Leaking bulkhead on research vessel leads to fuel spill

The research vessel’s gray-water tank is located inside one of the fuel tanks. When a bulkhead separating the two tanks corroded and began leaking, fuel made its way into the gray water. (Courtesy University of Hawaii)

A small amount of diesel fuel spilled into Honolulu Harbor in October as a result of a leak in a fuel tank aboard a University of Hawaii research ship.

The leak allowed diesel fuel to flow into the ship’s gray-water tank. The crew of the 223-foot Ka’imikai-O-Kanaloa began emptying wastewater into a shore-based discharge system, unaware that they were also transferring thousands of gallons of diesel. The incident happened on the morning of Oct. 11 at Honolulu Harbor’s Pier 45.

The ship’s gray-water tank actually sits inside one of the four fuel tanks, with the two tanks sharing common bulkheads on three sides.

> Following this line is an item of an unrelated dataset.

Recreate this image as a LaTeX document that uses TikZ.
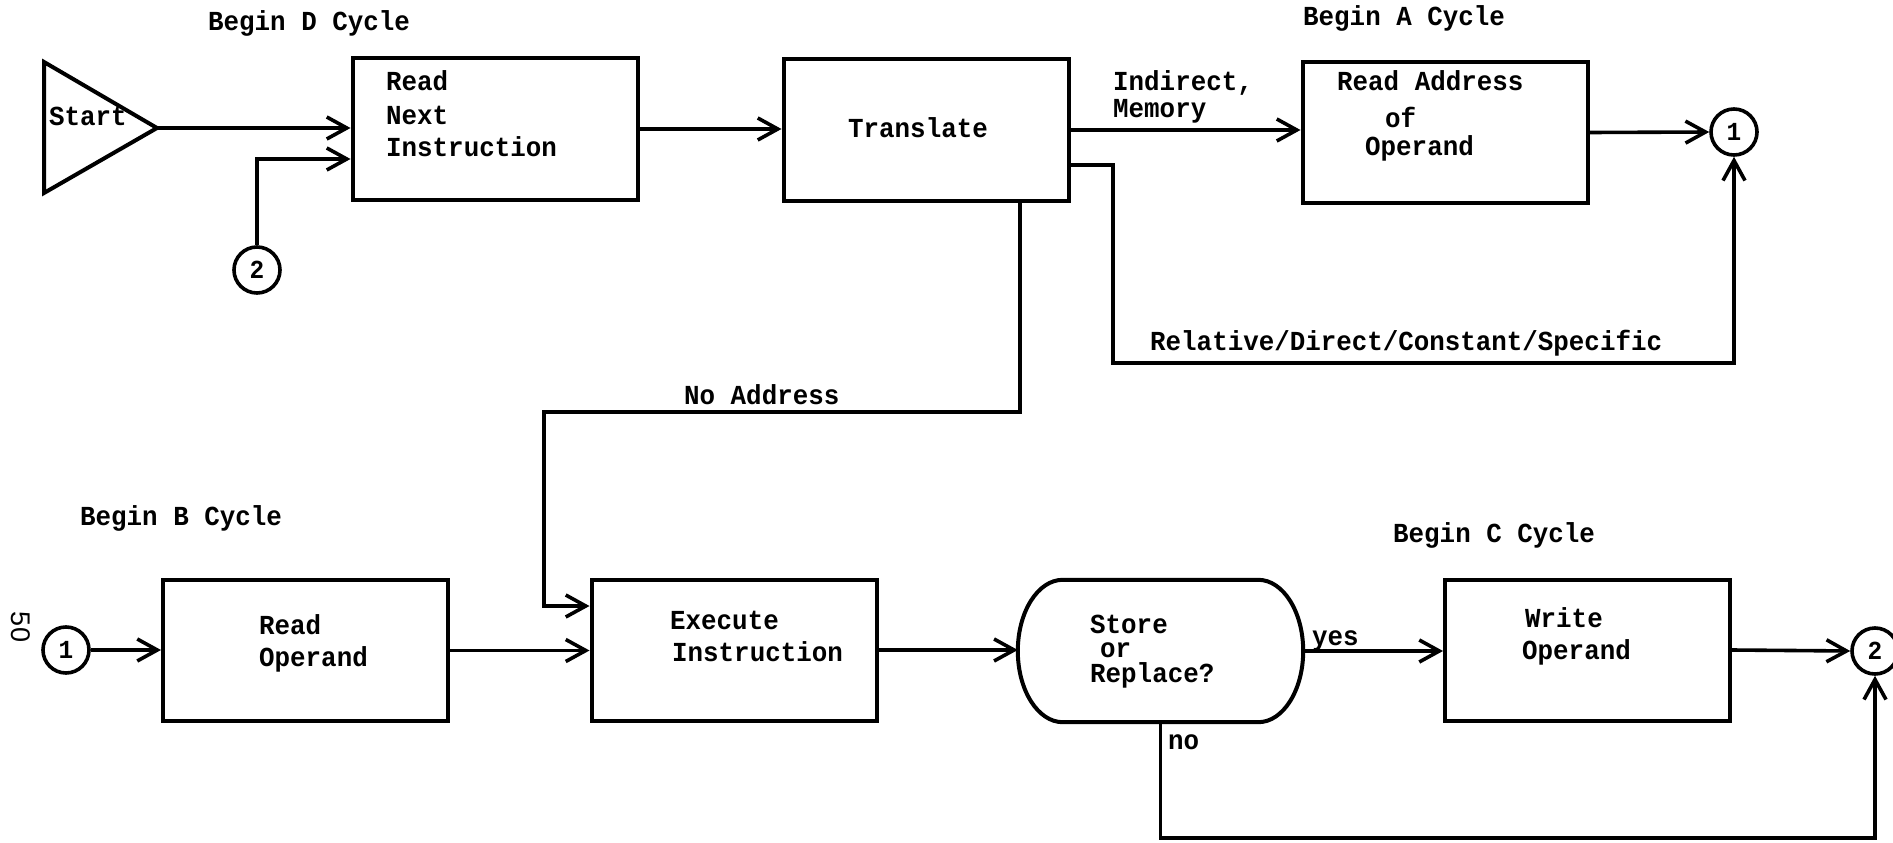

One of the walls rusted through and diesel poured into the wastewater, said Coast Guard Petty Officer Rob Rawson, a pollution investigator at Honolulu.

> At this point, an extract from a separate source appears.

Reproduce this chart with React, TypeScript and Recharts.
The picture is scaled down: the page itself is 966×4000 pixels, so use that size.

“There was a hole in one of their fuel tanks, and that leaked into their gray water,” Rawson said. “When they were trying to get rid of the gray water, they pumped it through the ship-to-shore piping system. They noticed a significant sheen around the boat, and they figured out it was (diesel fuel).”

By the time someone suggested the leaking fuel might be from their own ship, approximately 4,400 gallons of diesel had been transferred ashore in the wastewater system. To make matters worse, the underground wastewater pipe was leaking too, and much of the fuel spilled into the soil and some eventually found its way into the water.

Stan Winslow, marine superintendent of the University of Hawaii Marine Center, said Ka’imikai-O-Kanaloa’s crew began transferring the gray water after an electronic gauge showed that the 12,000-gallon tank was getting full.

“There was a hold that just rusted through in one spot, about the size of a golf ball,” Winslow said. “The fuel spilled into the gray-water tank. The crew did not notice that. The next day, there was an indication that the gray-water tank needed to be pumped.”

After the crew spotted the sheen in the seawater, they didn’t immediately realize that diesel was disappearing from the 37,000-gallon fuel tank.

“As a precaution, we sounded it,” Winslow said. “Lo and behold, when they sounded it, one of the tanks came up about 6,000 gallons short.”

Booms were set up around the research vessel, and Pacific Environmental Corp. was summoned as the cleanup contractor. The contaminated soil was removed.

The Coast Guard determined that, during a long-ago job, a contractor or excavator had accidentally cracked the underground 4-inch PVC pipe just a few feet from the dock.

“It was repaired a number of years ago improperly,” Rawson said. The type of patch “wasn’t correct for that piping.”

In the end, about 8,300 gallons of diesel had exited the ship’s fuel tank. Winslow said virtually all of the fuel was recovered. Rawson said about 2,000 gallons went into the ground. Most of the fuel was still in the ship’s gray-water tank or in the dockside holding tank.

Diver inspections revealed no cracks in the hull. As a temporary repair, doubler plates were installed on three corroded spots in the gray-water tank.

The 259-gross-ton ship was built in 1979 and was refitted in 1993.